What you should do:
Please quote exactly the lines below from the line containing "Write a Python" to the line containing "plt.rcParams['font.family'] = ['Liberation", both lines included, and nothing else.
═══ Records for this exercise ═══
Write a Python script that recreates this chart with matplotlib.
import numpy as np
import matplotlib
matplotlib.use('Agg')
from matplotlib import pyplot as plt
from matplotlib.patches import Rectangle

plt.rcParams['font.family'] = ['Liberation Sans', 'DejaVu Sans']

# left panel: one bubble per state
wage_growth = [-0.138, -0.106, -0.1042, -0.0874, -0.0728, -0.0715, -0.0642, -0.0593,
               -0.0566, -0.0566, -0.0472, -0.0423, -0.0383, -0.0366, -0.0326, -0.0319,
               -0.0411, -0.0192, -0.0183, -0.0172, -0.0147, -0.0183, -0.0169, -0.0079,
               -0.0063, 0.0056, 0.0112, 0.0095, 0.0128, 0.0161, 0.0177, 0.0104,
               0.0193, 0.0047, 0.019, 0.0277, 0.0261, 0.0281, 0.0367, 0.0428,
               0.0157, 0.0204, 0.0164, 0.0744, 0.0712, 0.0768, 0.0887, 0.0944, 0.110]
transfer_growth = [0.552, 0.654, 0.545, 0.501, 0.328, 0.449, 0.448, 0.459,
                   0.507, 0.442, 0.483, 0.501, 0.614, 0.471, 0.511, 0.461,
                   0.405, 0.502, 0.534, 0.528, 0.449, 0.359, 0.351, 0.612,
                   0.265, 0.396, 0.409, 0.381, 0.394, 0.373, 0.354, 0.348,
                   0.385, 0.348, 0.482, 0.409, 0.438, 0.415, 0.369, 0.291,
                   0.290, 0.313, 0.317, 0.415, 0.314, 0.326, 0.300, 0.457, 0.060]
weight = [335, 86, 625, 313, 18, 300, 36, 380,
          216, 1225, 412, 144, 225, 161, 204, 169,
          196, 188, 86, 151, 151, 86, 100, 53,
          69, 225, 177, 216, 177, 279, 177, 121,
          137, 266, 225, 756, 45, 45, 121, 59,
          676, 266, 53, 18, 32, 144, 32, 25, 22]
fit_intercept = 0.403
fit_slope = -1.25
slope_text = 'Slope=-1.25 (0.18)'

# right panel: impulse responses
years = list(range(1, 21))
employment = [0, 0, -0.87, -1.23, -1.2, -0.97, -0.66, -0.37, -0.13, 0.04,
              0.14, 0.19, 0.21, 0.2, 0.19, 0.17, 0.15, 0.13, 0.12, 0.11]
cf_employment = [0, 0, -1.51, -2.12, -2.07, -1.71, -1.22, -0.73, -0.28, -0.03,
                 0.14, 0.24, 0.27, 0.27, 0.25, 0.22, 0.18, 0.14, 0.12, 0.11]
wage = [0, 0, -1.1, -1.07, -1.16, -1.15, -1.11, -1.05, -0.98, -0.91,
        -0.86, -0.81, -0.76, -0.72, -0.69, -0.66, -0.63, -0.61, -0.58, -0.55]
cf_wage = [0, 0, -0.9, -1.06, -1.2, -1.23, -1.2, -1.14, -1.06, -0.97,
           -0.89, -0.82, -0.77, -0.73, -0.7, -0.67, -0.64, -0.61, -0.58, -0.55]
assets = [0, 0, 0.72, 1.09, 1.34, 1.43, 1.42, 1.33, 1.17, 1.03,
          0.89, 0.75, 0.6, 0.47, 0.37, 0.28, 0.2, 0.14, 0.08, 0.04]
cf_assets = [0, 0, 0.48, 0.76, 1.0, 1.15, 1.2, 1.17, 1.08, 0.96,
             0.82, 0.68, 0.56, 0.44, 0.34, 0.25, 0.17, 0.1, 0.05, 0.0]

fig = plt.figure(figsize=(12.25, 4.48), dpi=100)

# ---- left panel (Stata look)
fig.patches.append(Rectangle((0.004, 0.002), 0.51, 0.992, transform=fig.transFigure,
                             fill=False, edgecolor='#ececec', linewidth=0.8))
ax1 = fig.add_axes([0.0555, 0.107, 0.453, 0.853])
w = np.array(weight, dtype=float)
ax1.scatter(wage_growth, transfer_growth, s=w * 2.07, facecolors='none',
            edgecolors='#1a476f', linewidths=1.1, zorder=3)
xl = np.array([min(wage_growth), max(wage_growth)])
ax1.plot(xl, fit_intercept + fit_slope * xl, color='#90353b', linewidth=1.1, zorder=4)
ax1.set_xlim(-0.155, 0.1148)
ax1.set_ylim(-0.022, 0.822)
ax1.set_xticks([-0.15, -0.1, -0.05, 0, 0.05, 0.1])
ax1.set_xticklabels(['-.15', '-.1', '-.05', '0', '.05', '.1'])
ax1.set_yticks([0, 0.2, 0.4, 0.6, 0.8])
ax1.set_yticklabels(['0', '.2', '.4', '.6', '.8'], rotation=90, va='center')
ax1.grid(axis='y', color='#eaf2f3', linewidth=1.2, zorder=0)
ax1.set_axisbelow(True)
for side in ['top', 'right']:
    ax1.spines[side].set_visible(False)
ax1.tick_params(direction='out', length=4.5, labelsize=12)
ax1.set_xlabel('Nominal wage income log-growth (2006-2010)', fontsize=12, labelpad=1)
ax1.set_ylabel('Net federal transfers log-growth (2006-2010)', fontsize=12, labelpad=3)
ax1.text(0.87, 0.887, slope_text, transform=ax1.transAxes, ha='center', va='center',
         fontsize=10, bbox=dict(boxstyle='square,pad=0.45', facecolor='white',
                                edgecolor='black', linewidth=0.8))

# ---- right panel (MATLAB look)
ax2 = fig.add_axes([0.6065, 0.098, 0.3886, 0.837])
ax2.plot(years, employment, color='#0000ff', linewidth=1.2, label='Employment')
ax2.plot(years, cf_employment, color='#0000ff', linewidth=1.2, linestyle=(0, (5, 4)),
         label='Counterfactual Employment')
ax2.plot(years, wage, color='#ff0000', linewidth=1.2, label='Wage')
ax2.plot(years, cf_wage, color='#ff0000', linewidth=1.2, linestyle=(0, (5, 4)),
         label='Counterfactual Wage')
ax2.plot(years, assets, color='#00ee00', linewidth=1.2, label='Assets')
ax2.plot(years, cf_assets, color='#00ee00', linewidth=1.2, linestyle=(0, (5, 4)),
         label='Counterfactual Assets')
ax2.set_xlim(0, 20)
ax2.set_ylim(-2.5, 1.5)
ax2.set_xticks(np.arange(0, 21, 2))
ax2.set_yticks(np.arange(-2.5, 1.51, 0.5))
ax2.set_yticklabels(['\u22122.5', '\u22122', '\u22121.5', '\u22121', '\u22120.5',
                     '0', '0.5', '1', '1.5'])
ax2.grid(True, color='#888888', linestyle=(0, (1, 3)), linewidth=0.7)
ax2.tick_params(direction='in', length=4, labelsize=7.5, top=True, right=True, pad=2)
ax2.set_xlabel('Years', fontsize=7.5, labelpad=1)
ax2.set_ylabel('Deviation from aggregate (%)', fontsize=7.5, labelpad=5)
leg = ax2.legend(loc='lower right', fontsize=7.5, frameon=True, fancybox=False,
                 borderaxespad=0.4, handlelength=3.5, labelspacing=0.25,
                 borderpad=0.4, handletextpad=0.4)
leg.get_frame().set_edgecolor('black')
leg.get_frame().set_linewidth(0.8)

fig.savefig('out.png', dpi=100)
═══
═══ Records for this exercise ═══
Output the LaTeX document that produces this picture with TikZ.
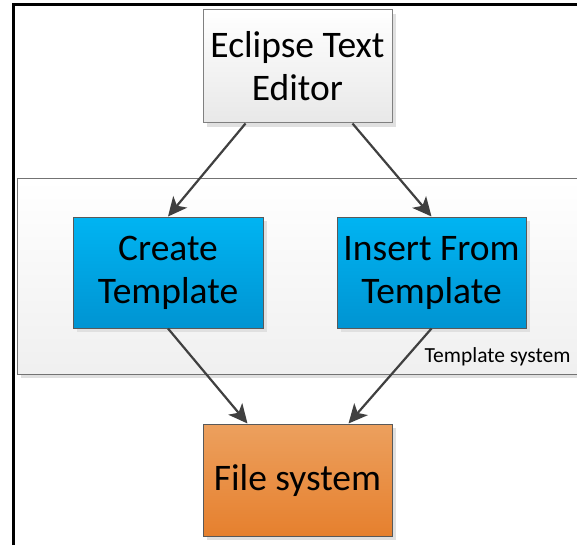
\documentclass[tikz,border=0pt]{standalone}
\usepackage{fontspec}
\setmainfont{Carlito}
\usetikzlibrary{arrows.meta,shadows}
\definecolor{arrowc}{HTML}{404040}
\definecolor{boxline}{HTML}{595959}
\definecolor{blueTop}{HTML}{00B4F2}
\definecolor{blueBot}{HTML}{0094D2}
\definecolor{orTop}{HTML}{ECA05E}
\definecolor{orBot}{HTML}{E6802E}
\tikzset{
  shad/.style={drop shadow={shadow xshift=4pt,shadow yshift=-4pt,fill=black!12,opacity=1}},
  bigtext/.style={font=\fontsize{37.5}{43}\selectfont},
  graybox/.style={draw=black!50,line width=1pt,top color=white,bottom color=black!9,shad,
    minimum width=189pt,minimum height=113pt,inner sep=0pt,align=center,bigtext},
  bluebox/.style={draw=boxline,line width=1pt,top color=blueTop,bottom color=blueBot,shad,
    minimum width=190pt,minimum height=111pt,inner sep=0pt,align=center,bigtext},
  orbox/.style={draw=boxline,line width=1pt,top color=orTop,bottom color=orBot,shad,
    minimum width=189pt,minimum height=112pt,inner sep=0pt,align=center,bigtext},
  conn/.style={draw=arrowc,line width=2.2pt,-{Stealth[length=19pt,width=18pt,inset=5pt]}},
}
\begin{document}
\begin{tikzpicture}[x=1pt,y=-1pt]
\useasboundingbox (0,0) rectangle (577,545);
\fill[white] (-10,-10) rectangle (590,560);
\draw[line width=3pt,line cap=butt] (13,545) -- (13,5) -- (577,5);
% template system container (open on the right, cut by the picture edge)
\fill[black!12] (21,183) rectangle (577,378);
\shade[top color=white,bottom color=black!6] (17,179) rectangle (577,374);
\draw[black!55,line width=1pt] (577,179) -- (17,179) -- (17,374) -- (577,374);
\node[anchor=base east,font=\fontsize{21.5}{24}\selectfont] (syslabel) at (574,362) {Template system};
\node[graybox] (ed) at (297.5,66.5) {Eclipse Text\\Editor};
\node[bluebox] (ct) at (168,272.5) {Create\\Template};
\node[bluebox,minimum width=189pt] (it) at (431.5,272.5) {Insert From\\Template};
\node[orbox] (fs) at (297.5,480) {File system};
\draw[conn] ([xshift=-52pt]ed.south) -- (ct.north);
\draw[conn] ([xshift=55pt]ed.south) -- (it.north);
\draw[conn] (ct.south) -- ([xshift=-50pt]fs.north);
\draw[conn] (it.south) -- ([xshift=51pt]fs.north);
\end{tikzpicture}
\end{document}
═══
═══ Records for this exercise ═══
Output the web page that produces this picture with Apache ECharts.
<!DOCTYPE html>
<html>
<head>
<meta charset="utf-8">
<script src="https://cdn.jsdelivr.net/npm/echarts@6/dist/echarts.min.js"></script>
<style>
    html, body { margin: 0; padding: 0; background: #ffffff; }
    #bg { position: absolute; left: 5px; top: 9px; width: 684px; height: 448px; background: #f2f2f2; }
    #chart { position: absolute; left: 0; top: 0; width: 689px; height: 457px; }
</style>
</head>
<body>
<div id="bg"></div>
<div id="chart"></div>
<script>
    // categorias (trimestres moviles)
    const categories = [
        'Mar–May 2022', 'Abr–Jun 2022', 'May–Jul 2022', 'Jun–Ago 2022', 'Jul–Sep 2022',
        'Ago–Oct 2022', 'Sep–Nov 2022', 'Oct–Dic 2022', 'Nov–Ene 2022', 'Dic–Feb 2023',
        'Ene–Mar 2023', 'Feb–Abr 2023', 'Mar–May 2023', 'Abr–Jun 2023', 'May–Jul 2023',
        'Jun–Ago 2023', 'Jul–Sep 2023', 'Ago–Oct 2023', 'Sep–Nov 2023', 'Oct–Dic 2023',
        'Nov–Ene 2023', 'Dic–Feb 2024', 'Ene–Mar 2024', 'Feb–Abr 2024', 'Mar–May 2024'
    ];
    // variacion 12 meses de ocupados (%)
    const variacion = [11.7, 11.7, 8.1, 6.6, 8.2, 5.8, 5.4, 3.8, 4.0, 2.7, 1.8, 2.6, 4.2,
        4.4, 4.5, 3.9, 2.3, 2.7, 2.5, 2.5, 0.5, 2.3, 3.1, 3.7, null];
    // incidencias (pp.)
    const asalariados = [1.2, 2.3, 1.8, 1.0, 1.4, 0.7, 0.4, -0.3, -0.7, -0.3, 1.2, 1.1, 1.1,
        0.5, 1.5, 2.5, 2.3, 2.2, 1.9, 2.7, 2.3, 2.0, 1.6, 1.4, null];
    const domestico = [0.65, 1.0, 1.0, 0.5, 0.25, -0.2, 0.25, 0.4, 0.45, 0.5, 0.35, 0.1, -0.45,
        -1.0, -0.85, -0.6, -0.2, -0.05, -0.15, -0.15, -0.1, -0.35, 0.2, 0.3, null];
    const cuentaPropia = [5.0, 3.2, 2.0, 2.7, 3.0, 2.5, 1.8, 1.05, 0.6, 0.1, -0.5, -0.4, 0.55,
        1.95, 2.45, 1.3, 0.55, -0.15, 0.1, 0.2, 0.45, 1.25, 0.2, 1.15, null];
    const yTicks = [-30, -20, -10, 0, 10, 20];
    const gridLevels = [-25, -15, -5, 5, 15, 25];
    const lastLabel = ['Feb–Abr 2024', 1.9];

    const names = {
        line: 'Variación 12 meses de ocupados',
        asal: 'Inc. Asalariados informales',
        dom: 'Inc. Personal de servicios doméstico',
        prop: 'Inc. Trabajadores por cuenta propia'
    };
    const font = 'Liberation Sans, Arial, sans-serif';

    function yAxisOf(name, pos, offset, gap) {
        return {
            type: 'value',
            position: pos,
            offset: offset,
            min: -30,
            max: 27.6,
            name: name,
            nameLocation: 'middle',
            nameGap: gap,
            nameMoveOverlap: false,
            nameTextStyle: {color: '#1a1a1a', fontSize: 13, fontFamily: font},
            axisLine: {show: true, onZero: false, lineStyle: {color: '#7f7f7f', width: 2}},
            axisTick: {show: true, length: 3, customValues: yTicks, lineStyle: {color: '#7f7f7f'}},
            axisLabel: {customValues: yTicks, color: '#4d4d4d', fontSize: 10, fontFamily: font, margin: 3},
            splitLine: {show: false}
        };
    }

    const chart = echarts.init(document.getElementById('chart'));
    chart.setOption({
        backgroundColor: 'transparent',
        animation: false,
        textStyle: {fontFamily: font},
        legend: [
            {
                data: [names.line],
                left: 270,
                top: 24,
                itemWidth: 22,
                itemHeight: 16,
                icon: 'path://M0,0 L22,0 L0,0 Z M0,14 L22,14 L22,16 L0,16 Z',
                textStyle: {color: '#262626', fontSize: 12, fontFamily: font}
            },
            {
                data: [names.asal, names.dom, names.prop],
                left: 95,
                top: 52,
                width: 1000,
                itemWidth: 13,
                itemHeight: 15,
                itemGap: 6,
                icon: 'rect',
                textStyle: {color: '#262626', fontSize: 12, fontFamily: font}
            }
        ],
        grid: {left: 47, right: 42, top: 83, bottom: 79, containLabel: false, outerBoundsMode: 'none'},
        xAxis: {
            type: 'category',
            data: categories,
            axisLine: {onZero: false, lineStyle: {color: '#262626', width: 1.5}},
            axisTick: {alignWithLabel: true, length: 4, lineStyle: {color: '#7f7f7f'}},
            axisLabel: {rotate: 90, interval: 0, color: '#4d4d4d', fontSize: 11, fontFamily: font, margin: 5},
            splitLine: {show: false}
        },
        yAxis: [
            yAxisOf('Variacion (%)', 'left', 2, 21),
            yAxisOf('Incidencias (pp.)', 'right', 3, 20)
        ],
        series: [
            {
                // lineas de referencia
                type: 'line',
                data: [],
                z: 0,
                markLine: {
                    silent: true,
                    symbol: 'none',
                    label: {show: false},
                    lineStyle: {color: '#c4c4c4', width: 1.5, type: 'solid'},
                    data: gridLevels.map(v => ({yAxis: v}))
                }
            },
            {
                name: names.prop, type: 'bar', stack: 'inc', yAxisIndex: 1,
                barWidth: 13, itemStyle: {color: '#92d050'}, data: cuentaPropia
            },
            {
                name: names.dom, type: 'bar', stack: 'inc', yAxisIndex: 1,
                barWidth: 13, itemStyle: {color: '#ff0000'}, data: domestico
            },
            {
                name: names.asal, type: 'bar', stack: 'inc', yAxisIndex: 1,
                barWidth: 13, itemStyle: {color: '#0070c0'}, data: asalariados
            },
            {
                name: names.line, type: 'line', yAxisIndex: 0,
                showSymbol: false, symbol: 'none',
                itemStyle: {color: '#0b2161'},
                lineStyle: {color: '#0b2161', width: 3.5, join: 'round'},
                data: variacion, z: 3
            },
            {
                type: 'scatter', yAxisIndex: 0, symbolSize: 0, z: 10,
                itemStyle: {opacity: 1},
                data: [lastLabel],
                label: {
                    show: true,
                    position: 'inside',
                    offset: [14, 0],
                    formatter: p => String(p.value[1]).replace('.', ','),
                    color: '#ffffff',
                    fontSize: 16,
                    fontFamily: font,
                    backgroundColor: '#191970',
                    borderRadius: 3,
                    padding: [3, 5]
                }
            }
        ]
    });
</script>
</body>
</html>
═══
Response for this exercise:
Write a Python script that recreates this chart with matplotlib.
import numpy as np
import matplotlib
matplotlib.use('Agg')
from matplotlib import pyplot as plt
from matplotlib.patches import Rectangle

plt.rcParams['font.family'] = ['Liberation Sans', 'DejaVu Sans']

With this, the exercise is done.